» **STORED DATA**:
#####

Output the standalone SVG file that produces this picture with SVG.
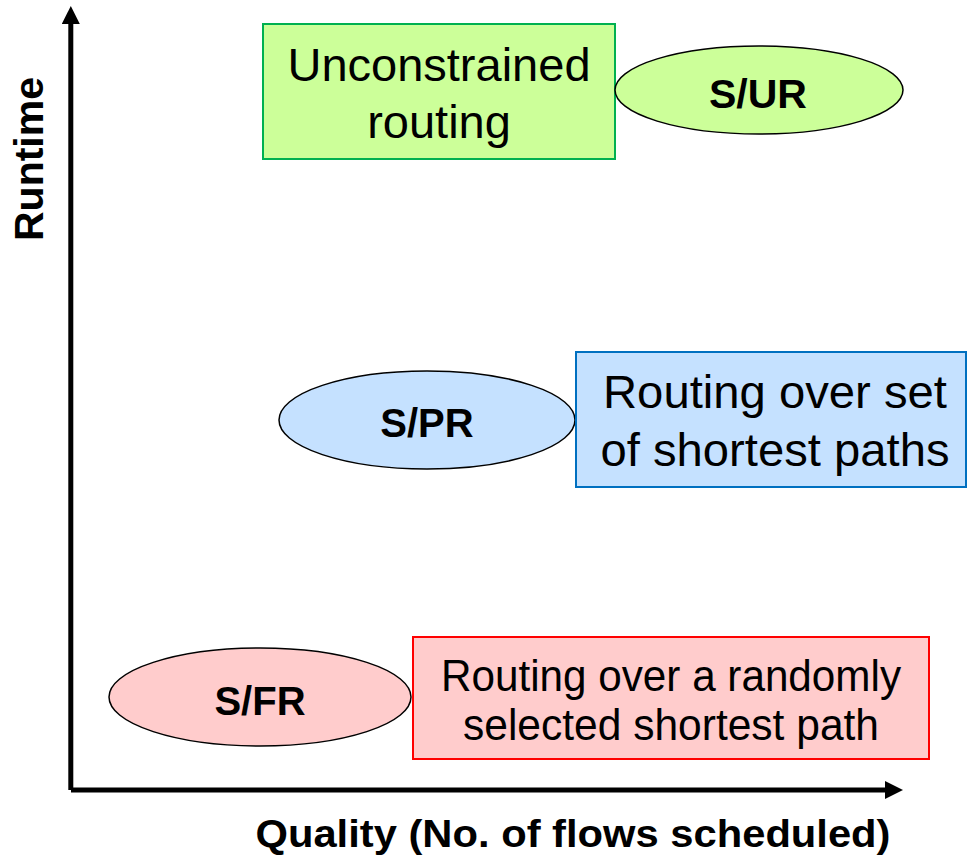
<svg xmlns="http://www.w3.org/2000/svg" width="967" height="857" viewBox="0 0 967 857">
<style>
text{font-family:"Liberation Sans",Arial,sans-serif;fill:#000;text-anchor:middle}
.b{font-weight:bold}
.ell{stroke:#000;stroke-width:1.5}
.axis{stroke:#000;stroke-width:5;fill:none}
</style>
<defs>
<marker id="ah" markerUnits="userSpaceOnUse" markerWidth="18" markerHeight="18" refX="0" refY="9" orient="auto" viewBox="0 0 18 18">
<path d="M0,0 L18,9 L0,18 z" fill="#000"/>
</marker>
</defs>
<rect width="967" height="857" fill="#fff"/>
<g id="axes">
<line class="axis" x1="70.8" y1="790" x2="70.8" y2="24" marker-end="url(#ah)"/>
<line class="axis" x1="71" y1="790" x2="885" y2="790" marker-end="url(#ah)"/>
</g>
<g id="label-runtime">
<text class="b" font-size="41" transform="translate(43,159) rotate(-90)">Runtime</text>
</g>
<g id="label-quality">
<text class="b" font-size="38" x="573" y="847" textLength="635" lengthAdjust="spacingAndGlyphs">Quality (No. of flows scheduled)</text>
</g>
<g id="box-unconstrained">
<rect x="263" y="24" width="352" height="135" fill="#CCFF99" stroke="#00B050" stroke-width="2"/>
<text font-size="47" x="439" y="81">Unconstrained</text>
<text font-size="47" x="439" y="138">routing</text>
</g>
<g id="node-sur">
<ellipse class="ell" cx="759" cy="90" rx="144" ry="44" fill="#CCFF99"/>
<text class="b" font-size="40" x="758" y="108" textLength="98" lengthAdjust="spacingAndGlyphs">S/UR</text>
</g>
<g id="node-spr">
<ellipse class="ell" cx="427" cy="420" rx="148" ry="49" fill="#C5E1FF"/>
<text class="b" font-size="40" x="427" y="437">S/PR</text>
</g>
<g id="box-shortest">
<rect x="576" y="352" width="390" height="135" fill="#C5E1FF" stroke="#0070C0" stroke-width="2"/>
<text font-size="47" x="775" y="408" textLength="344" lengthAdjust="spacingAndGlyphs">Routing over set</text>
<text font-size="47" x="775" y="466" textLength="349" lengthAdjust="spacingAndGlyphs">of shortest paths</text>
</g>
<g id="node-sfr">
<ellipse class="ell" cx="260" cy="697" rx="151" ry="49" fill="#FFCCCC"/>
<text class="b" font-size="40" x="260" y="715">S/FR</text>
</g>
<g id="box-random">
<rect x="413" y="637" width="516" height="122" fill="#FFCCCC" stroke="#FF0000" stroke-width="2"/>
<text font-size="44" x="671" y="691" textLength="460" lengthAdjust="spacingAndGlyphs">Routing over a randomly</text>
<text font-size="44" x="671" y="740" textLength="416" lengthAdjust="spacingAndGlyphs">selected shortest path</text>
</g>
</svg>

#####

» **DIRECTIONS**:
Transcribe all the lines above exactly, apart from the pictures.

» **WRITTEN ANSWER**:
Output the standalone SVG file that produces this picture with SVG.
<svg xmlns="http://www.w3.org/2000/svg" width="967" height="857" viewBox="0 0 967 857">
<style>
text{font-family:"Liberation Sans",Arial,sans-serif;fill:#000;text-anchor:middle}
.b{font-weight:bold}
.ell{stroke:#000;stroke-width:1.5}
.axis{stroke:#000;stroke-width:5;fill:none}
</style>
<defs>
<marker id="ah" markerUnits="userSpaceOnUse" markerWidth="18" markerHeight="18" refX="0" refY="9" orient="auto" viewBox="0 0 18 18">
<path d="M0,0 L18,9 L0,18 z" fill="#000"/>
</marker>
</defs>
<rect width="967" height="857" fill="#fff"/>
<g id="axes">
<line class="axis" x1="70.8" y1="790" x2="70.8" y2="24" marker-end="url(#ah)"/>
<line class="axis" x1="71" y1="790" x2="885" y2="790" marker-end="url(#ah)"/>
</g>
<g id="label-runtime">
<text class="b" font-size="41" transform="translate(43,159) rotate(-90)">Runtime</text>
</g>
<g id="label-quality">
<text class="b" font-size="38" x="573" y="847" textLength="635" lengthAdjust="spacingAndGlyphs">Quality (No. of flows scheduled)</text>
</g>
<g id="box-unconstrained">
<rect x="263" y="24" width="352" height="135" fill="#CCFF99" stroke="#00B050" stroke-width="2"/>
<text font-size="47" x="439" y="81">Unconstrained</text>
<text font-size="47" x="439" y="138">routing</text>
</g>
<g id="node-sur">
<ellipse class="ell" cx="759" cy="90" rx="144" ry="44" fill="#CCFF99"/>
<text class="b" font-size="40" x="758" y="108" textLength="98" lengthAdjust="spacingAndGlyphs">S/UR</text>
</g>
<g id="node-spr">
<ellipse class="ell" cx="427" cy="420" rx="148" ry="49" fill="#C5E1FF"/>
<text class="b" font-size="40" x="427" y="437">S/PR</text>
</g>
<g id="box-shortest">
<rect x="576" y="352" width="390" height="135" fill="#C5E1FF" stroke="#0070C0" stroke-width="2"/>
<text font-size="47" x="775" y="408" textLength="344" lengthAdjust="spacingAndGlyphs">Routing over set</text>
<text font-size="47" x="775" y="466" textLength="349" lengthAdjust="spacingAndGlyphs">of shortest paths</text>
</g>
<g id="node-sfr">
<ellipse class="ell" cx="260" cy="697" rx="151" ry="49" fill="#FFCCCC"/>
<text class="b" font-size="40" x="260" y="715">S/FR</text>
</g>
<g id="box-random">
<rect x="413" y="637" width="516" height="122" fill="#FFCCCC" stroke="#FF0000" stroke-width="2"/>
<text font-size="44" x="671" y="691" textLength="460" lengthAdjust="spacingAndGlyphs">Routing over a randomly</text>
<text font-size="44" x="671" y="740" textLength="416" lengthAdjust="spacingAndGlyphs">selected shortest path</text>
</g>
</svg>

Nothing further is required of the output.